В конце концов мы соглашаемся, что имеется прямой смысл поискать скрытый подход к позициям противника со стороны Дона. Правда, сделать это до второй атаки не удастся, просто не успеем. Зато, если подход обнаружится, его можно использовать в дальнейших боях.
— В разведку отправьте лейтенанта Макарова с двумя автоматчиками, — приказываю Грудзинскому…
Вскоре появляется Николаев.
— Ну как, комиссар?
Мирон Захарович улыбается:
— Подозрения комкора не подтвердились. В пушке действительно дефект, но производственный. И танк в самом деле застрял в овраге. Только произошло это по неумению механика-водителя, и экипаж не покинул машину, а ходил за помощью и уже вытащил свой танк.
* * *
До начала атаки меньше часа. Оставив на КП Асланова и Грудзинского, мы с Николаевым отправляемся в батальоны. Мирон Захарович — к Яковенко, я — к Довголюку.
Г. С. Родин требует провести атаку на максимальной скорости, и в принципе он прав. Чем быстрее танки преодолеют зону огня противника, тем меньше будет потерь. А когда они вырвутся к самой обороне, вражеская артиллерия вообще вынуждена будет умолкнуть, чтобы не поразить своих. К тому же быстрая атака произведет на врага значительное психологическое воздействие и поможет нашей победе. Все эти мысли комкора мы должны донести до каждого экипажа и заодно подготовить людей к тому, что и на этот раз авиационной и артиллерийской поддержки не обещают. Такое сообщение неприятно, но скрыть правду еще хуже: несбывшиеся надежды обескураживающе действуют на бойцов.
Тем же овражком, где повстречали Родина, мы с Маслаковым выходим в расположение 1-го батальона.
Вблизи небольшой рощицы бойцы роют могилу.
— Кого хороните? — спрашивает Маслаков.
— Разведчика, сержанта Веркеева. Да трех пехотинцев, — устало отвечает пожилой боец.

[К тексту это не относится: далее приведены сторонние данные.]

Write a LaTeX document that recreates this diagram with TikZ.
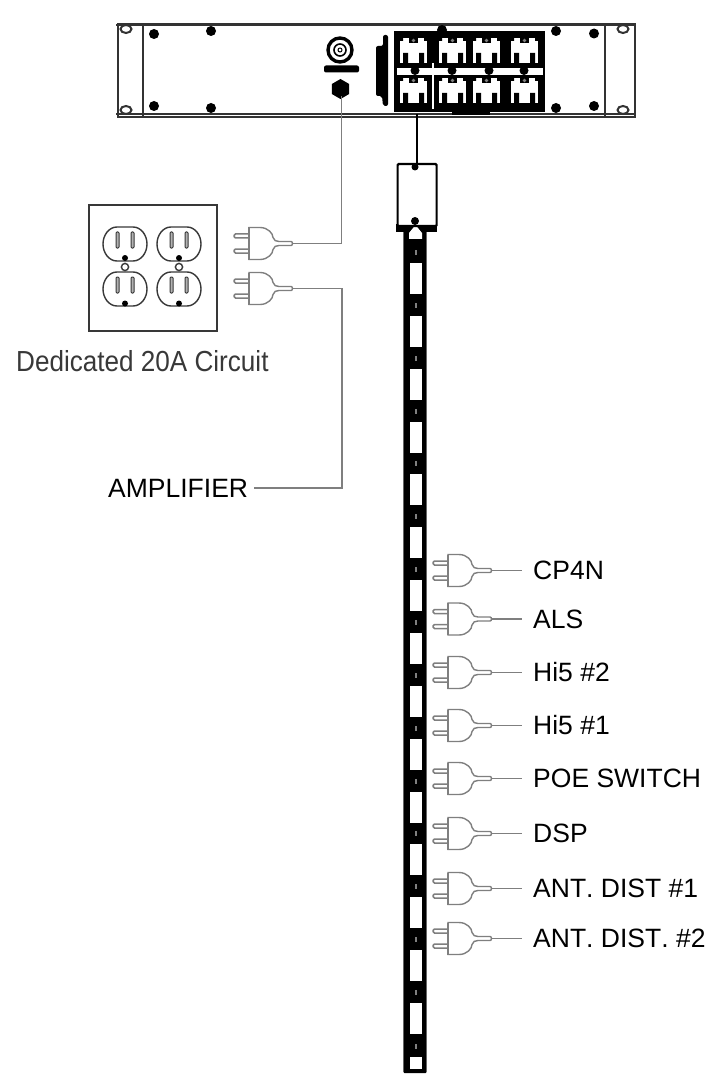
\documentclass[tikz,border=0pt]{standalone}
\usepackage{fontspec}
\setmainfont[Kerning=Off]{Liberation Sans}
\usetikzlibrary{shapes.geometric}
\definecolor{wireg}{HTML}{7F7F7F}
\definecolor{plateg}{HTML}{383838}
\tikzset{
  plug/.pic={
    \coordinate (-tail) at (44,0);
    \coordinate (-free) at (74,0);
    \draw[wireg,line width=1.5pt,fill=white,rounded corners=1.5pt] (-15,-9.5) rectangle (1,-5.5);
    \draw[wireg,line width=1.5pt,fill=white,rounded corners=1.5pt] (-15,5.5) rectangle (1,9.5);
    \draw[wireg,line width=1.4pt,fill=white] (0,-16) -- (11,-16) .. controls (19,-16) and (24,-10) .. (24,-6)
      .. controls (25,-3) and (27,-2) .. (30,-2) -- (42,-2) .. controls (44,-2) and (44,2) .. (42,2) -- (30,2)
      .. controls (27,2) and (25,3) .. (24,6) .. controls (24,10) and (19,16) .. (11,16) -- (0,16) -- cycle;
    \draw[wireg,line width=2.6pt] (0,-16) -- (0,16);
  },
  wire/.style={wireg,line width=1.5pt},
  devlabel/.style={anchor=west,inner sep=0pt,font=\fontsize{26.5}{30}\selectfont,text height=19pt,text depth=0pt,text=black},
  screw/.style={circle,fill=black,inner sep=0pt,minimum size=10pt},
  rackline/.style={draw=black!80,line width=2pt},
  earhole/.style={ellipse,draw=black!80,fill=white,line width=2pt,inner sep=0pt,minimum width=11pt,minimum height=8pt},
  wallout/.style={draw=plateg,line width=1.4pt,fill=white},
  slot/.style={draw=plateg,fill=gray!60,line width=1pt,rounded corners=1pt},
  recept/.pic={
    \fill[white] (0,0) rectangle (27,25);
    \fill[black] (3,15) rectangle (8,25) (19,15) rectangle (24,25);
    \fill[black] (9,0) rectangle (18,5);
    \fill[gray] (13.5,2.5) circle (1.8pt);
    \fill[black] (0,0) rectangle (3,3) (24,0) rectangle (27,3);
  },
  wallrec/.pic={
    \draw[wallout] (-8,-17) -- (8,-17) .. controls (16,-17) and (22,-9) .. (22,0) .. controls (22,9) and (16,17) .. (8,17) -- (-8,17) .. controls (-16,17) and (-22,9) .. (-22,0) .. controls (-22,-9) and (-16,-17) .. (-8,-17) -- cycle;
    \draw[slot] (-9,-12) rectangle (-6,4);
    \draw[slot] (6,-12) rectangle (9,4);
  },
}
\begin{document}
\begin{tikzpicture}[x=1pt,y=-1pt]
\useasboundingbox (0,0) rectangle (726,1083);
% ---- rack panel
\node[draw=black!80,line width=2pt,fill=white,minimum width=517pt,minimum height=93pt,inner sep=0pt,anchor=north west] (panel) at (116.5,23.5) {};
\draw[rackline] (116,25.5) -- (634,25.5);
\draw[rackline] (116,114.5) -- (634,114.5);
\draw[rackline] (143,24) -- (143,116);
\draw[rackline] (605,24) -- (605,116);
\foreach \n/\x/\y in {a/154/34,b/211/31,c/154/106,d/211/108,e/556/31,f/594/33.5,g/556/108,h/594/106}
  \node[screw] (s\n) at (\x,\y) {};
\foreach \n/\x/\y in {a/126/29,b/126/110,c/623/29,d/623/110}
  \node[earhole] (e\n) at (\x,\y) {};
% speakon + hexagon
\node[circle,draw=black,fill=white,line width=3.4pt,inner sep=0pt,minimum size=24pt] (spk) at (340,50) {};
\node[circle,draw=black,fill=white,line width=1.6pt,inner sep=0pt,minimum size=12pt] (spki) at (340,50) {};
\node[circle,draw=black,fill=white,line width=1pt,inner sep=0pt,minimum size=4pt] (spkc) at (340,50) {};
\fill[black,rounded corners=2pt] (324,65.5) rectangle (359,72.5);
\node[regular polygon,regular polygon sides=6,fill=black,inner sep=0pt,minimum size=20pt,rotate=30] (hex) at (340.5,89) {};
% comb bar
\fill[black,rounded corners=2pt] (383,35) -- (388,35) -- (388,106) -- (383,106) -- (382,96) -- (376,96) -- (376,46) -- (383,46) -- cycle;
% outlets block
\fill[black] (394,31) rectangle (545,112);
\foreach \x in {400,439,473,511}{
  \pic at (\x,38) {recept};
  \pic at (\x,78) {recept};
}
\fill[white] (397,68.5) rectangle (543,75);
\fill[white] (431.5,63) rectangle (434,109);
\foreach \x in {415,452,489,524} \fill[black] (\x,70.5) circle (4.5pt);
\fill[black] (442,30) circle (5pt);
\fill[black] (452,108) rectangle (490,115);
% ---- strip
\fill[black,rounded corners=1pt] (403.5,225) rectangle (426.5,1073);
\draw[black!60,line width=.8pt] (403.5,230) -- (403.5,1072) (426.5,230) -- (426.5,1072);
\foreach \k in {0,...,14}{
  \fill[white] (409.5,263+52.86*\k) rectangle (422,294+52.86*\k);
  \fill[gray] (414.5,250+52.86*\k) rectangle (417,255+52.86*\k);
}
\fill[gray] (414.5,1044) rectangle (417,1049);
\fill[white] (409.5,1057) rectangle (422,1069);
\fill[black] (396,224) rectangle (437,232);
\fill[white] (415.5,225) -- (422,233) -- (422,239) -- (409,239) -- (409,233) -- cycle;
% pdu head
\node[draw=black,fill=white,line width=2.2pt,minimum width=39pt,minimum height=62pt,inner sep=0pt,anchor=north west,rounded corners=1pt] (head) at (396.5,163) {};
\fill[black] (415,167) circle (3.5pt);
\fill[black] (415,221) circle (4pt);
\coordinate (out) at (417,114);
\draw[black,line width=2pt] (out) -- (head.north -| out);
% ---- wall plate
\node[draw=plateg,line width=1.8pt,fill=white,minimum width=128pt,minimum height=126pt,inner sep=0pt,anchor=north west] (plate) at (88,204) {};
\foreach \x in {125,179}{
  \pic at (\x,244) {wallrec};
  \pic at (\x,289) {wallrec};
  \fill[black] (\x,258) circle (3pt);
  \fill[black] (\x,303.5) circle (3pt);
  \draw[plateg,line width=1.4pt,fill=white] (\x,267) circle (3.6pt);
}
\node[anchor=west,inner sep=0pt,text=plateg,font=\fontsize{29}{32}\selectfont,xscale=.9,transform shape] (dedic) at (16,361) {Dedicated 20A Circuit};
% ---- plugs
\pic (w1) at (249,243.5) {plug};
\pic (w2) at (249,288.5) {plug};
\node[devlabel] (amp) at (108,488) {AMPLIFIER};
\coordinate (hexwire) at (341.5,96);
\draw[wire] (w1-tail) -| (hexwire);
\coordinate (ampelbow) at (342,488);
\draw[wire] (amp.east) ++(6,0) -- (ampelbow) |- (w2-tail);
\foreach \n/\y/\t in {1/570.5/CP4N,2/619/ALS,3/672.5/Hi5 \#2,4/725.5/Hi5 \#1,5/778.5/POE SWITCH,6/833.5/DSP,7/888.5/ANT. DIST \#1,8/938.5/ANT. DIST. \#2}{
  \pic (d\n) at (448,\y) {plug};
  \node[devlabel] (l\n) at (533,\y-0.5) {\t};
  \draw[wire] (d\n-tail) -- (d\n-free);
}
\end{tikzpicture}
\end{document}
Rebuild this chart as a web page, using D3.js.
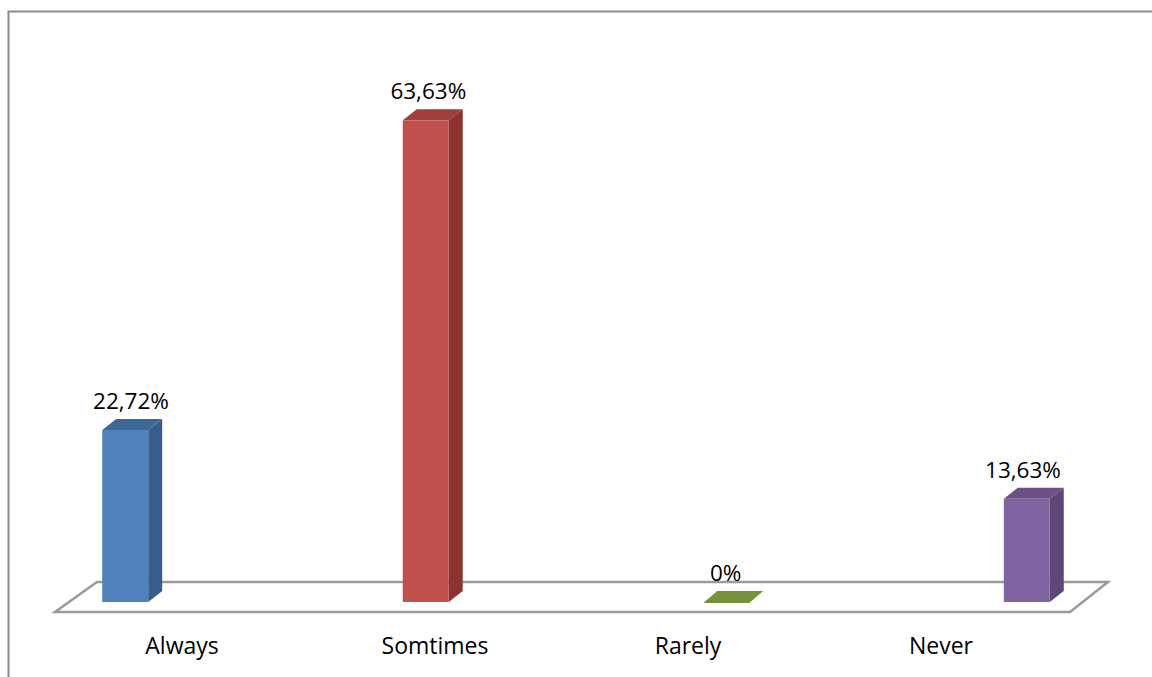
<!DOCTYPE html>
<html>
<head>
<meta charset="utf-8">
<script src="https://cdn.jsdelivr.net/npm/d3@7"></script>
<style>
  html, body { margin: 0; padding: 0; background: #fff; }
  svg { display: block; }
  text { font-family: "Open Sans", "Noto Sans", sans-serif; fill: #000; }
</style>
</head>
<body>
<svg id="chart" width="1152" height="677"></svg>
<script>
// Survey answers and their shares (percent)
const categories = ["Always", "Somtimes", "Rarely", "Never"];
const values = [22.72, 63.63, 0, 13.63];
const valueLabels = ["22,72%", "63,63%", "0%", "13,63%"];
const frontColors = ["#4F81BD", "#C0504D", "#9BBB59", "#8064A2"];
const sideColors = ["#385D8A", "#8C3230", "#6F8A3C", "#5C4776"];
const topColors = ["#3E6898", "#A03E3B", "#76923C", "#6A5288"];

const svg = d3.select("#chart");
const W = 1152, H = 677;

// outer frame (left and top edges)
svg.append("path")
  .attr("d", `M8.5,${H} V11.5 H${W}`)
  .attr("fill", "none").attr("stroke", "#8a8a8a").attr("stroke-width", 2);

// depth offset of the floor and of each column
const floorDx = 42, floorDy = -30;
const barDx = 14, barDy = -11;

// bar positions, value label positions and category label positions
const xBar = d3.scaleBand().domain(categories).range([-24, 1176]).paddingInner(0.847).paddingOuter(0.42);
const xVal = d3.scalePoint().domain(categories).range([131, 1023]);
const xLab = d3.scalePoint().domain(categories).range([182, 941]);
const y = d3.scaleLinear().domain([0, 70]).range([602, 602 - 70 * 7.57]);

// floor plane
const fy = 612;
svg.append("path")
  .attr("d", `M55,${fy} L1070,${fy} L${1070 + floorDx - 4},${fy + floorDy} L${55 + floorDx},${fy + floorDy} Z`)
  .attr("fill", "#fff").attr("stroke", "#9a9a9a").attr("stroke-width", 2.5)
  .attr("stroke-linejoin", "miter");

const bars = svg.append("g");
categories.forEach((c, i) => {
  const x0 = xBar(c), w = xBar.bandwidth();
  const yb = y(0), yt = y(values[i]);
  const g = bars.append("g");
  if (values[i] > 0) {
    // side face
    g.append("path")
      .attr("d", `M${x0 + w},${yb} L${x0 + w + barDx},${yb + barDy} L${x0 + w + barDx},${yt + barDy} L${x0 + w},${yt} Z`)
      .attr("fill", sideColors[i]);
    // top face
    g.append("path")
      .attr("d", `M${x0},${yt} L${x0 + barDx},${yt + barDy} L${x0 + w + barDx},${yt + barDy} L${x0 + w},${yt} Z`)
      .attr("fill", topColors[i]);
    // front face
    g.append("rect")
      .attr("x", x0).attr("y", yt).attr("width", w).attr("height", yb - yt)
      .attr("fill", frontColors[i]);
  } else {
    // zero-height column: only the top face remains
    g.append("path")
      .attr("d", `M${x0},${yb + 1} L${x0 + barDx},${yb + barDy} L${x0 + w + barDx},${yb + barDy} L${x0 + w},${yb + 1} Z`)
      .attr("fill", topColors[i]);
  }
  // value label
  svg.append("text")
    .attr("x", xVal(c))
    .attr("y", yt + barDy - 10)
    .attr("text-anchor", "middle")
    .attr("font-size", 22.5)
    .text(valueLabels[i]);
});

// category labels
svg.append("g").selectAll("text").data(categories).join("text")
  .attr("x", d => xLab(d))
  .attr("y", 654)
  .attr("text-anchor", "middle")
  .attr("font-size", 23)
  .text(d => d);
</script>
</body>
</html>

Сняв фуражки, мы молча стоим у края могилы, рядом с холмиком сухой выброшенной земли. Где-то в глубине сознания мелькает мысль, что и сам я не застрахован. Может, даже сегодня и вот тут, у самого Дона, лягу в такую же братскую могилу и такой же пожилой боец так же устало ответит на чей-нибудь возрос: «Комбрига хороним, да еще танкистов». Но я тут же гоню прочь дурную мысль.
Через сотню метров вступаем в густые заросли лебеды и репея. У основания длинного изогнутого гребня с пологим скатом стоят танки. Один — совсем почерневший и еще горящий. Снаружи пламени нет, но внутри машины яростно шипит, глухо доносится треск рвущихся боеприпасов. Между танками то и дело рвутся снаряды и мины. Слева горит рожь. Белесый дым стелется над хлебами. В дыму мелькают танкисты — тушат пожар.
Довголюк лежит на верхушке гребня, смотрит в бинокль. Завидев нас, поднимается.
— Лежи, лежи, — останавливаю его.
Но Довголюк все же встает на ноги, здоровой рукой поправляет складки гимнастерки, поворачивает фуражку козырьком вперед и спускается вниз. Тонкое, с рыжеватыми крапинками лицо его осунулось, щеки со следами пота запали еще глубже. Но взгляд внимательных глаз по-прежнему тверд, спокоен.
Присев на корточки, капитан чуть сипловатым голосом докладывает обстановку. Перед его батальоном у противника восемнадцать противотанковых пушек и до пятнадцати зарытых в землю танков. Несколько вражеских машин ведут огонь, как кочующие орудия, время от времени меняя позиции.
Батальон потерял более трети машин. Большинство подбито снарядами, бомбежка же особого вреда не причинила. Из танкистов убитых двое, раненых около десяти процентов, однако выбыла из строя половина командиров взводов.
— Плохо, — замечаю я. — Пополнить это звено куда сложнее, чем заменить командиров рот. В батальоне есть подходящие кандидатуры?
Капитан разводит руками:
— Храбрости хоть отбавляй, а опыта у людей нет.
— Опыт в бою придется приобретать. Выдвигайте лучших командирами взводов. Списки представьте мне.
Подходит ординарец Довголюка:
— Товарищ комбат! Пить хотите?
Довголюк строго замечает:
— Не видишь разве? Предложи сперва полковнику.
Ординарец смущенно протягивает мне котелок. Я отказываюсь. Вода чистая, холодная, но пить не хочется.
— А у меня все пересохло. — Запрокинув голову так, что острый кадык на добрый сантиметр выдался вперед и с каждым глотком ходит вверх-вниз, Довголюк жадно и надолго приникает жаркими, запекшимися губами к солдатскому котелку.